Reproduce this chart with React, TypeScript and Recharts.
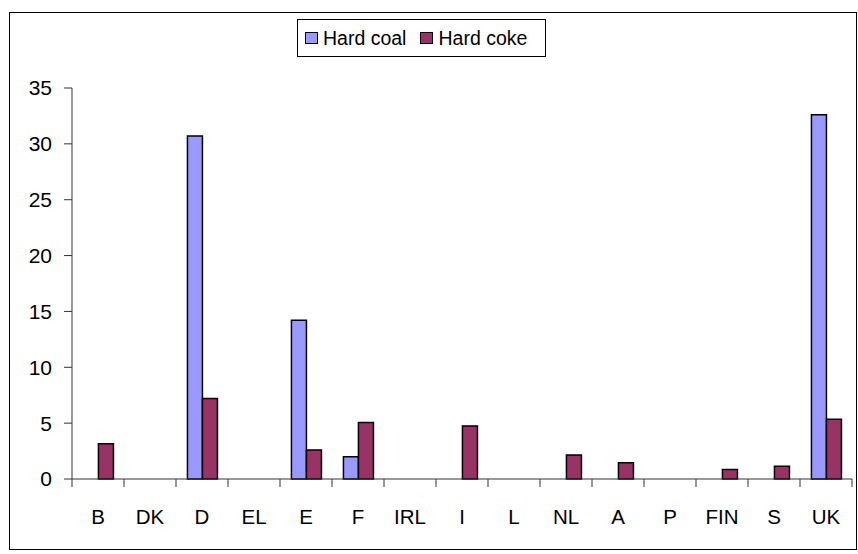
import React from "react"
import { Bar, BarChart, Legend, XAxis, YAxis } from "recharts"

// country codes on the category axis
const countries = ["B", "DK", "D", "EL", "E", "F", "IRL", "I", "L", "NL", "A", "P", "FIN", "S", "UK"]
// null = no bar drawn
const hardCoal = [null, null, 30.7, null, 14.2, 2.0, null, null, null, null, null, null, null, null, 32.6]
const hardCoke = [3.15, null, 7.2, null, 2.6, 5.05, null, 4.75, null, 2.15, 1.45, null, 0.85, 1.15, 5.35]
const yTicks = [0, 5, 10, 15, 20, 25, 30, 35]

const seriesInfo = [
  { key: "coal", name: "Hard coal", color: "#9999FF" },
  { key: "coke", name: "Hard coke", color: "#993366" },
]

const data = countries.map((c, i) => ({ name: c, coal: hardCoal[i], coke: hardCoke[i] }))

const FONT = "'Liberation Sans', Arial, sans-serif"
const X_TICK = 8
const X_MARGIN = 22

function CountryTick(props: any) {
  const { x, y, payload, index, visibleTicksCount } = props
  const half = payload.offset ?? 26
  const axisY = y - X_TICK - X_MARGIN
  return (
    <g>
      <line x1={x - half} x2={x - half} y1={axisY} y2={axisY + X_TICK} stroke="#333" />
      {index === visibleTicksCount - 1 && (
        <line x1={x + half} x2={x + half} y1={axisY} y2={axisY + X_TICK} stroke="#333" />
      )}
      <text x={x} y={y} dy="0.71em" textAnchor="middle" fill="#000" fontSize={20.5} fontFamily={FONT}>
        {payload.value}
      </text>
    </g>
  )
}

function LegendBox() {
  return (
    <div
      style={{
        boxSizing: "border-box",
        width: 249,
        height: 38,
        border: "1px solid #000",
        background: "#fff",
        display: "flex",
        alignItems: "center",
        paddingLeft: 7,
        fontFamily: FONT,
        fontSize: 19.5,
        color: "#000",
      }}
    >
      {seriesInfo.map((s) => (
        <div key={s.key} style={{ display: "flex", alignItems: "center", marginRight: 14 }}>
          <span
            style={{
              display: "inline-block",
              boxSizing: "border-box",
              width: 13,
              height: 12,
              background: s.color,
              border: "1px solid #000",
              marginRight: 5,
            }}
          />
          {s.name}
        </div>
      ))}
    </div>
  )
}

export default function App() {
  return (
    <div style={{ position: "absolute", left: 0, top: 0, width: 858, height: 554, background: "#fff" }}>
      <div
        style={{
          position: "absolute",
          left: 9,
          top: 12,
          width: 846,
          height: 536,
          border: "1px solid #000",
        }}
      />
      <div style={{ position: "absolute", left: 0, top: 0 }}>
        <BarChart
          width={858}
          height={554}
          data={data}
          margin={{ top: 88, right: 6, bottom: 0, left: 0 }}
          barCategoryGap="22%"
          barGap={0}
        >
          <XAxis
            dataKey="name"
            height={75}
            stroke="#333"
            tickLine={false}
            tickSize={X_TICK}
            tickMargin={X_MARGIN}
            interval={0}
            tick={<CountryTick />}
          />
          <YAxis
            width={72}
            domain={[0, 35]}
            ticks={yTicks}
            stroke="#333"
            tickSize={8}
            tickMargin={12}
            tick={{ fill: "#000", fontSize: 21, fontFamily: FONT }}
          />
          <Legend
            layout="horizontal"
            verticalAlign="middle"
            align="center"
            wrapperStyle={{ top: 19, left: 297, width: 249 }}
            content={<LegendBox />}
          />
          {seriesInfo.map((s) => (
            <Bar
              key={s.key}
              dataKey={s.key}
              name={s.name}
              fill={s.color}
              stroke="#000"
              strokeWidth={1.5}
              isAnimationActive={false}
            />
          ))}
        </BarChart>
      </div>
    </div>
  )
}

◆ **WHAT IS REQUIRED**
Reproduce exactly the run of lines that opens the listing and closes with the line holding "const X_MARGIN = 22". Pictures are excluded.

◆ **EXERCISE OUTPUT**
Reproduce this chart with React, TypeScript and Recharts.
import React from "react"
import { Bar, BarChart, Legend, XAxis, YAxis } from "recharts"

// country codes on the category axis
const countries = ["B", "DK", "D", "EL", "E", "F", "IRL", "I", "L", "NL", "A", "P", "FIN", "S", "UK"]
// null = no bar drawn
const hardCoal = [null, null, 30.7, null, 14.2, 2.0, null, null, null, null, null, null, null, null, 32.6]
const hardCoke = [3.15, null, 7.2, null, 2.6, 5.05, null, 4.75, null, 2.15, 1.45, null, 0.85, 1.15, 5.35]
const yTicks = [0, 5, 10, 15, 20, 25, 30, 35]

const seriesInfo = [
  { key: "coal", name: "Hard coal", color: "#9999FF" },
  { key: "coke", name: "Hard coke", color: "#993366" },
]

const data = countries.map((c, i) => ({ name: c, coal: hardCoal[i], coke: hardCoke[i] }))

const FONT = "'Liberation Sans', Arial, sans-serif"
const X_TICK = 8
const X_MARGIN = 22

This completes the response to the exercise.